Reproduce the material in full, exactly as written.

----

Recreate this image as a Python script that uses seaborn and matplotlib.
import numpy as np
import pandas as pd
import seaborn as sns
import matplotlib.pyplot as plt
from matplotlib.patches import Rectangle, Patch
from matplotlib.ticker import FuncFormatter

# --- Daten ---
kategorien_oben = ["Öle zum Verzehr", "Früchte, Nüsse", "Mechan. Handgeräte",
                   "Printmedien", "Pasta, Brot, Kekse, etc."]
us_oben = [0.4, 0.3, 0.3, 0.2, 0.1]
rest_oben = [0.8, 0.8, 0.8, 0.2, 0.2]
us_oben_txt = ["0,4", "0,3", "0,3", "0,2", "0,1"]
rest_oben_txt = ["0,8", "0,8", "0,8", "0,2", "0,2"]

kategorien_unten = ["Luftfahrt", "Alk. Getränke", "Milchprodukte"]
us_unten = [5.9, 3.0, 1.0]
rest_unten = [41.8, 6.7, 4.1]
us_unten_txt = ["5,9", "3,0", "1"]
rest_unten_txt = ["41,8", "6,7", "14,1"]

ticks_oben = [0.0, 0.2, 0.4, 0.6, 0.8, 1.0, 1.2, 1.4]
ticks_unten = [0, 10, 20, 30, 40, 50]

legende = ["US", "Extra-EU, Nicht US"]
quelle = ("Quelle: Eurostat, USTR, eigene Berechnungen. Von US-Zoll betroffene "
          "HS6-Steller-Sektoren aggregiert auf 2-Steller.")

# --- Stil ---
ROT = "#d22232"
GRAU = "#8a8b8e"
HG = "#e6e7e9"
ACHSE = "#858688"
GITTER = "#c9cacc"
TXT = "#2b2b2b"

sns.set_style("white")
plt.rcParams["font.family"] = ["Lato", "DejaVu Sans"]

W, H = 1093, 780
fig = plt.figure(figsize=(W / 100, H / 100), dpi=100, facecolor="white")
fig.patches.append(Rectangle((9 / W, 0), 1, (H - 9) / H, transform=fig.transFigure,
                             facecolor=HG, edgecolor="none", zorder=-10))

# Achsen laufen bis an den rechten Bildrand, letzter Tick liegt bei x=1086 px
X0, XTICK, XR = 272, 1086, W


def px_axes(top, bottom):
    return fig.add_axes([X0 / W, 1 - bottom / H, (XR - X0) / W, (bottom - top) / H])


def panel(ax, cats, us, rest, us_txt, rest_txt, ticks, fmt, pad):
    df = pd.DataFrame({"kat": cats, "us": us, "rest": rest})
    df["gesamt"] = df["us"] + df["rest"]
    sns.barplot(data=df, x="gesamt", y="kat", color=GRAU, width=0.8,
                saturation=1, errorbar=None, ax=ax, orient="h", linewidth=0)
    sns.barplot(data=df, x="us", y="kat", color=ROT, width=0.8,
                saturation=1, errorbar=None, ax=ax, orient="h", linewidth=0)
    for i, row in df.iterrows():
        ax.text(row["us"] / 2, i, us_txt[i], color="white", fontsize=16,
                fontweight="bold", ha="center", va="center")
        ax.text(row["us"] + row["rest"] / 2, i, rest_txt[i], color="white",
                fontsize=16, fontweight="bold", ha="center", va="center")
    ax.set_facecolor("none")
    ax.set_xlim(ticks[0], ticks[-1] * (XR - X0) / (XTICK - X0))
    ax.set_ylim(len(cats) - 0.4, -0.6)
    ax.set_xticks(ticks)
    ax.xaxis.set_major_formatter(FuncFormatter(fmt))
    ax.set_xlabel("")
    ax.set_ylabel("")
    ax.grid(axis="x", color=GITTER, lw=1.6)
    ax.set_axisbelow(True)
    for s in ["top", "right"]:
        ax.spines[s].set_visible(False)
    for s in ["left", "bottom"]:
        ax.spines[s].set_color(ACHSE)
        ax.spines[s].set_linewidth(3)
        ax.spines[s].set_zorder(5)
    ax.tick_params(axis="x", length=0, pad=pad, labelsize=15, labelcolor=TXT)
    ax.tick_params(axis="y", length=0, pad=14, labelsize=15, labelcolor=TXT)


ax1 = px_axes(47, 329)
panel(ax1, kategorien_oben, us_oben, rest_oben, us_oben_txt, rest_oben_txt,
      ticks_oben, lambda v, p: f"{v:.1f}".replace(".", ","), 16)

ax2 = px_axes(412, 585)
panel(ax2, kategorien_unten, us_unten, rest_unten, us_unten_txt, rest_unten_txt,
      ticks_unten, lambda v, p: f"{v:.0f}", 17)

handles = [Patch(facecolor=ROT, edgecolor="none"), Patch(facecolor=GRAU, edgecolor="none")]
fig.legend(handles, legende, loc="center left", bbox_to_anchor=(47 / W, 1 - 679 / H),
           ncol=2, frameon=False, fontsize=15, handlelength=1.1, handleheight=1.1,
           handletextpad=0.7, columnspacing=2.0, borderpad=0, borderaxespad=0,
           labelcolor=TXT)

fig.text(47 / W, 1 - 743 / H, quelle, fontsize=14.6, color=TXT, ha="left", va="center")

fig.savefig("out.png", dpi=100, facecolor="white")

----

■ TASK SOLUTION ■
Recreate this image as a Python script that uses seaborn and matplotlib.
import numpy as np
import pandas as pd
import seaborn as sns
import matplotlib.pyplot as plt
from matplotlib.patches import Rectangle, Patch
from matplotlib.ticker import FuncFormatter

# --- Daten ---
kategorien_oben = ["Öle zum Verzehr", "Früchte, Nüsse", "Mechan. Handgeräte",
                   "Printmedien", "Pasta, Brot, Kekse, etc."]
us_oben = [0.4, 0.3, 0.3, 0.2, 0.1]
rest_oben = [0.8, 0.8, 0.8, 0.2, 0.2]
us_oben_txt = ["0,4", "0,3", "0,3", "0,2", "0,1"]
rest_oben_txt = ["0,8", "0,8", "0,8", "0,2", "0,2"]

kategorien_unten = ["Luftfahrt", "Alk. Getränke", "Milchprodukte"]
us_unten = [5.9, 3.0, 1.0]
rest_unten = [41.8, 6.7, 4.1]
us_unten_txt = ["5,9", "3,0", "1"]
rest_unten_txt = ["41,8", "6,7", "14,1"]

ticks_oben = [0.0, 0.2, 0.4, 0.6, 0.8, 1.0, 1.2, 1.4]
ticks_unten = [0, 10, 20, 30, 40, 50]

legende = ["US", "Extra-EU, Nicht US"]
quelle = ("Quelle: Eurostat, USTR, eigene Berechnungen. Von US-Zoll betroffene "
          "HS6-Steller-Sektoren aggregiert auf 2-Steller.")

# --- Stil ---
ROT = "#d22232"
GRAU = "#8a8b8e"
HG = "#e6e7e9"
ACHSE = "#858688"
GITTER = "#c9cacc"
TXT = "#2b2b2b"

sns.set_style("white")
plt.rcParams["font.family"] = ["Lato", "DejaVu Sans"]

W, H = 1093, 780
fig = plt.figure(figsize=(W / 100, H / 100), dpi=100, facecolor="white")
fig.patches.append(Rectangle((9 / W, 0), 1, (H - 9) / H, transform=fig.transFigure,
                             facecolor=HG, edgecolor="none", zorder=-10))

# Achsen laufen bis an den rechten Bildrand, letzter Tick liegt bei x=1086 px
X0, XTICK, XR = 272, 1086, W


def px_axes(top, bottom):
    return fig.add_axes([X0 / W, 1 - bottom / H, (XR - X0) / W, (bottom - top) / H])


def panel(ax, cats, us, rest, us_txt, rest_txt, ticks, fmt, pad):
    df = pd.DataFrame({"kat": cats, "us": us, "rest": rest})
    df["gesamt"] = df["us"] + df["rest"]
    sns.barplot(data=df, x="gesamt", y="kat", color=GRAU, width=0.8,
                saturation=1, errorbar=None, ax=ax, orient="h", linewidth=0)
    sns.barplot(data=df, x="us", y="kat", color=ROT, width=0.8,
                saturation=1, errorbar=None, ax=ax, orient="h", linewidth=0)
    for i, row in df.iterrows():
        ax.text(row["us"] / 2, i, us_txt[i], color="white", fontsize=16,
                fontweight="bold", ha="center", va="center")
        ax.text(row["us"] + row["rest"] / 2, i, rest_txt[i], color="white",
                fontsize=16, fontweight="bold", ha="center", va="center")
    ax.set_facecolor("none")
    ax.set_xlim(ticks[0], ticks[-1] * (XR - X0) / (XTICK - X0))
    ax.set_ylim(len(cats) - 0.4, -0.6)
    ax.set_xticks(ticks)
    ax.xaxis.set_major_formatter(FuncFormatter(fmt))
    ax.set_xlabel("")
    ax.set_ylabel("")
    ax.grid(axis="x", color=GITTER, lw=1.6)
    ax.set_axisbelow(True)
    for s in ["top", "right"]:
        ax.spines[s].set_visible(False)
    for s in ["left", "bottom"]:
        ax.spines[s].set_color(ACHSE)
        ax.spines[s].set_linewidth(3)
        ax.spines[s].set_zorder(5)
    ax.tick_params(axis="x", length=0, pad=pad, labelsize=15, labelcolor=TXT)
    ax.tick_params(axis="y", length=0, pad=14, labelsize=15, labelcolor=TXT)


ax1 = px_axes(47, 329)
panel(ax1, kategorien_oben, us_oben, rest_oben, us_oben_txt, rest_oben_txt,
      ticks_oben, lambda v, p: f"{v:.1f}".replace(".", ","), 16)

ax2 = px_axes(412, 585)
panel(ax2, kategorien_unten, us_unten, rest_unten, us_unten_txt, rest_unten_txt,
      ticks_unten, lambda v, p: f"{v:.0f}", 17)

handles = [Patch(facecolor=ROT, edgecolor="none"), Patch(facecolor=GRAU, edgecolor="none")]
fig.legend(handles, legende, loc="center left", bbox_to_anchor=(47 / W, 1 - 679 / H),
           ncol=2, frameon=False, fontsize=15, handlelength=1.1, handleheight=1.1,
           handletextpad=0.7, columnspacing=2.0, borderpad=0, borderaxespad=0,
           labelcolor=TXT)

fig.text(47 / W, 1 - 743 / H, quelle, fontsize=14.6, color=TXT, ha="left", va="center")

fig.savefig("out.png", dpi=100, facecolor="white")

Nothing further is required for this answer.